= Great Productions =

British film production company

Great Productions is a Pinewood Studios-based film production company, specialising in feature films and documentaries.

==Productions==
Their current project is filming the 40-part documentary series Great West End Theatres.

In their review of the series, the British Theatre Guide said "This film is as close as one can get to standing on the stage taking an ovation. This series is beautifully filmed and gets the balance exactly right between classy camera work, history, reminiscence and gossip."

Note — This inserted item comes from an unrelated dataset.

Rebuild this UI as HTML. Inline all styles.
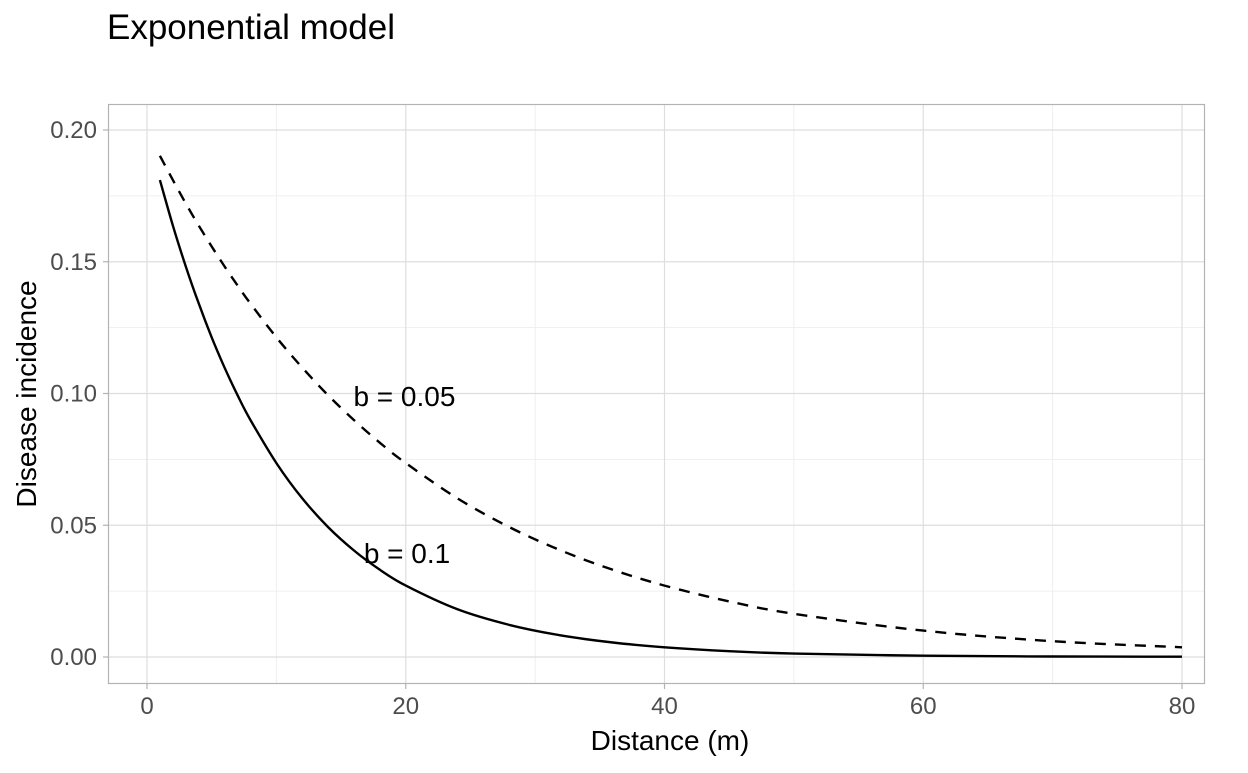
<!DOCTYPE html>
<html><head><meta charset="utf-8"><style>
body{margin:0;background:#fff;font-family:"Liberation Sans",sans-serif}
</style></head><body>
<svg id="c" width="1248" height="768" xmlns="http://www.w3.org/2000/svg">
<text x="107" y="39" font-size="35" fill="#000">Exponential model</text>
<g id="grid"></g>
<rect x="108.5" y="104.5" width="1096" height="579" fill="none" stroke="#b3b3b3" stroke-width="1.2"/>
<g id="marks"></g>
<text x="670" y="750" font-size="28" text-anchor="middle">Distance (m)</text>
<text transform="translate(36,394) rotate(-90)" font-size="28" text-anchor="middle">Disease incidence</text>
</svg>
<script>
const xs = [1,2,3,4,5,6,7,8,10,12,14,16,18,20,24,28,32,36,40,45,50,60,70,80];
const yB01 = [0.1810,0.1637,0.1482,0.1341,0.1213,0.1098,0.0993,0.0899,0.0736,0.0602,0.0493,0.0404,0.0331,0.0271,0.0181,0.0122,0.0082,0.0055,0.0037,0.0022,0.0013,0.0005,0.0002,0.0001];
const yB005 = [0.1902,0.1810,0.1721,0.1637,0.1558,0.1482,0.1410,0.1341,0.1213,0.1098,0.0993,0.0899,0.0813,0.0736,0.0602,0.0493,0.0404,0.0331,0.0271,0.0211,0.0164,0.0100,0.0060,0.0037];
const xTicks = [0,20,40,60,80];
const xMinor = [10,30,50,70];
const yTicks = [0,0.05,0.10,0.15,0.20];
const yTickLabels = ["0.00","0.05","0.10","0.15","0.20"];
const yMinor = [0.025,0.075,0.125,0.175];
const labelText = ["b = 0.05","b = 0.1"];
const labelX = [19.9,20.1];
const labelY = [0.099,0.0395];

const NS="http://www.w3.org/2000/svg";
const X=v=>147+v*(1182-147)/80;
const Y=v=>657-v*(657-130)/0.2;
const grid=document.getElementById('grid'), marks=document.getElementById('marks'), svg=document.getElementById('c');
function mk(tag,attrs,parent){const e=document.createElementNS(NS,tag);for(const k in attrs)e.setAttribute(k,attrs[k]);parent.appendChild(e);return e;}
xMinor.forEach(v=>{const l=mk('line',{x1:X(v),x2:X(v),y1:104,y2:683,stroke:'#ebebeb','stroke-width':0.8},grid);

});
yMinor.forEach(v=>{const l=mk('line',{x1:108,x2:1204,y1:Y(v),y2:Y(v),stroke:'#ebebeb','stroke-width':0.8},grid);

});
xTicks.forEach(v=>{const l=mk('line',{x1:X(v),x2:X(v),y1:104,y2:683,stroke:'#dedede','stroke-width':1.2},grid);


const t=mk('line',{x1:X(v),x2:X(v),y1:684,y2:689,stroke:'#b3b3b3','stroke-width':1.2},svg);


const tx=mk('text',{x:X(v),y:714,'font-size':24,fill:'#4d4d4d','text-anchor':'middle'},svg);tx.textContent=v;

});
yTicks.forEach((v,i)=>{const l=mk('line',{x1:108,x2:1204,y1:Y(v),y2:Y(v),stroke:'#dedede','stroke-width':1.2},grid);


const t=mk('line',{x1:103,x2:108,y1:Y(v),y2:Y(v),stroke:'#b3b3b3','stroke-width':1.2},svg);


const tx=mk('text',{x:97,y:Y(v)+8,'font-size':24,fill:'#4d4d4d','text-anchor':'end'},svg);tx.textContent=yTickLabels[i];

});
function path(ys){
  const p=xs.map((x,i)=>[X(x),Y(ys[i])]);
  let d='M'+p[0][0].toFixed(1)+','+p[0][1].toFixed(1);
  for(let i=0;i<p.length-1;i++){
    const p0=p[Math.max(0,i-1)],p1=p[i],p2=p[i+1],p3=p[Math.min(p.length-1,i+2)];
    const c1=[p1[0]+(p2[0]-p0[0])/6,p1[1]+(p2[1]-p0[1])/6];
    const c2=[p2[0]-(p3[0]-p1[0])/6,p2[1]-(p3[1]-p1[1])/6];
    d+='C'+c1[0].toFixed(1)+','+c1[1].toFixed(1)+' '+c2[0].toFixed(1)+','+c2[1].toFixed(1)+' '+p2[0].toFixed(1)+','+p2[1].toFixed(1);
  }
  return d;
}
const p1=mk('path',{d:path(yB01),fill:'none',stroke:'#000','stroke-width':2.4,'stroke-linejoin':'round'},marks);


const p2=mk('path',{d:path(yB005),fill:'none',stroke:'#000','stroke-width':2.4,'stroke-dasharray':'11,9'},marks);


labelText.forEach((s,i)=>{const t=mk('text',{x:X(labelX[i]),y:Y(labelY[i])+10,'font-size':28,'text-anchor':'middle',fill:'#000'},marks);t.textContent=s;

});
</script>
</body></html>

The Daily Telegraph, in its review, stated the "lovely documentary series is made by the director Marc Sinden. Its star, and – it transpires – the best documentary frontman of all time, is his actor-father: Sir Donald Sinden, 90 years old next month. Sir Donald has been let loose, offering anecdotes and memories apparently as they occur to him and the effect is enchanting beyond belief. It is also, at times, incredibly funny. One has the sense of a lifetime spent in this world, being poured out for our delight like glasses of vintage champagne. Great West End Theatres is financed privately, in order that artistic control can be maintained and this shows in every loving, angle-free moment. More money is now in the process of being raised from investors. It seems to me rather important that the series should be completed: this is popular history at its best."

The first 10 episodes were broadcast from 3 August 2013 in the UK by the BSkyB digital satellite channel Sky Arts 2.

The company has three feature films and several further documentaries slated for production.